Chances are you know the perils of having too many choices, but it turns out providing both customers and staff with multiple options can actually make them less productive and less likely to buy.
Combing through the research archives can be a great jumping-off point for revamping your processes, and this 2013 piece of research out of Stanford University suggests you might be better off giving people less freedom, rather than more.
As part of a series of experiments on driving action and human behaviour, researcher Szu-Chi Huang trialed customer’s approaches to different styles of loyalty cards, explains Stanford Business. Among the variables included how many different methods a customer could use to move towards getting a free drink.
The findings suggested that for those already with some progress under their belts, like a few stamps already accumulated on a coffee card, if they had only one option for moving towards a freebie they would be much more likely to complete the cards than those with several options, like different beverage options they could purchase to get a free item.
The suite of research in this area suggests that the more options in front of you, the more chances a call to action will be disrupted by overwhelming choice.

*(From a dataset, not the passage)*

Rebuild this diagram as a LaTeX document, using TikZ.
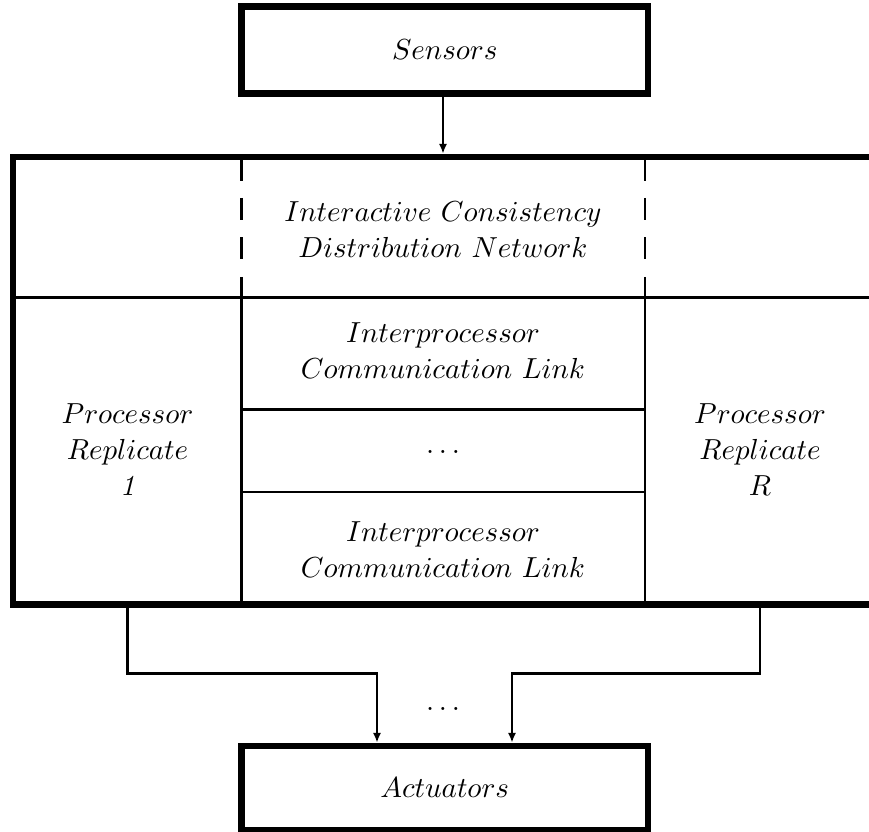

This has big potential implications for driving customer engagement, Stanford Business suggests, because while organisations tend to consider offering clients a lot of choice as an automatic value-add, this can actually put the breaks on a decision being made at all.
This is particularly true if a customer has already hit milestones or achievements along the way.
“Companies running loyalty programs give members sitting on thousands of points many ways to keep earning more. The risk is not that they will never turn in their points, but that they will stop purchasing from the company altogether because their motivation to earn more points in the program is weakened,” Stanford Business reports.